If Whitney plans to have strippers at every party, the council may need to consider the amount of permanent sins pre-marked against her. Whitney had an interesting week, paying a visit to Mary’s church with her father. Since Whitney is technically without a religious assignment, for this episode she is being judged not just on Mormon law, but Pentecostal law as well, which will only go so far as the time she spent in Mary’s church. Earrings, trousers, and sheer fabrics are big no-nos and Whitney sported all of these in the sanctuary. But she is semi-redeemed by the fact that the pastor laid hands on her during service. Somehow, I don’t see Whitney signing herself up for Bible study with Mary anytime soon, though.

Jen, the Muslim who really believes in voting

Jen has found herself in the middle of classic first season Housewives drama. One of her friends said something mean and now Jen is out to make sure her other friends are securely in her pocket and against the one friend who is accused of wrongdoing. Sowing division is extremely un-Muslim-like but not as bad as exposing her legs, and possibly her vagina, to a man that qualifies as a non-mahram. (In Islam a mahram is usually a member of one’s family who is ineligible for a woman to marry and therefore, the rules of hijab need not apply.) Brooks Marks, who is one more comment away from stealing this entire show, is technically eligible to marry Jen because he is of consenting age and not related to her in any way, therefore while she is not hijabi herself there is a level of decorum that is expected while in this man’s presence. She was also drunk and cursing in this episode so you already know what that means.

Meredith, the Jewish mother of Brooks Marks

Meredith, her Chicago accent, and her perfect son Brooks had a pretty solid week despite that choice of costume for the ’20s party. Unfortunately, Meredith volunteered herself to attend a church that preaches Jesus Christ is the Messiah and was resurrected after death. Since Meredith has not given any indication that she is a part of Jews for Jesus, this is a point against her. But her church outfit was super duper cute, albeit a little too much cleavage exposed for that kind of church.

Lisa, the Mormon in desperate need of a storyline

I actually completely forgot that Lisa was in this episode because she did almost nothing? She also looks a lot like Meredith, so I get the two confused. If it weren’t for her permanent sin of owning a liquor company, Lisa would have actually been this week’s winner for the one scene of trying (failing) to go over the ten commandments with her son and another scene of her praying. Very nice. But she just gave those heaven points away with the company and with her Diet Coke which has 46mg of caffeine per 12 ounces. She ordered a 40 ounce which is like… a lot. I don’t know math but I do know Mormons do not consume caffeine.

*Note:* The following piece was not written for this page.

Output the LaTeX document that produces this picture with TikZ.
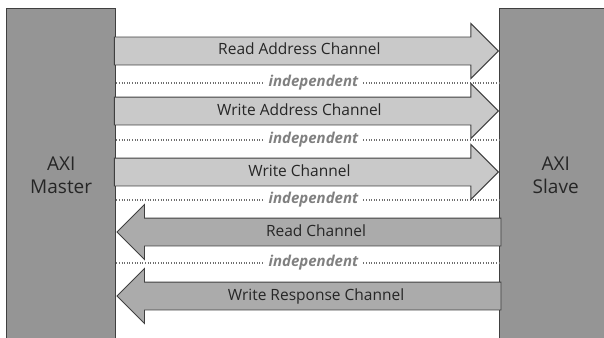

Mary, the Pentecostal with the gold mic

Mary preaches with a gold microphone. This has nothing to do with sin, I just find it fascinating that in a faith that preaches humility she is really up there speaking in tongues into a gold microphone. The last pastor I knew who used a fancy microphone turned out to be a complete trash bag, so this does not bode well for Ms. Mary. But other than a gaudy choice in hardware, Mary had a stellar week. Not only did she bring Whitney and her dad into her church (points for this were awarded in the last holiness ranking and will not repeat this week), she also managed to scoop up Meredith, another potentially lost soul. She also put in a lot of work to discourage her teenage son from dating, even going so far as to recommend a boarding school in L.A. to get him away from his current girlfriend. All of this overshadowed Mary’s continued use of earrings (which she notably did not wear in her actual church) and pushed her just over the edge into the first win for this week. Jehovah Jirah has seen you Mary and he is pleased.


Thus concludes this week’s edition of Real Housewives of Salt Lake City: Holiness Rankings.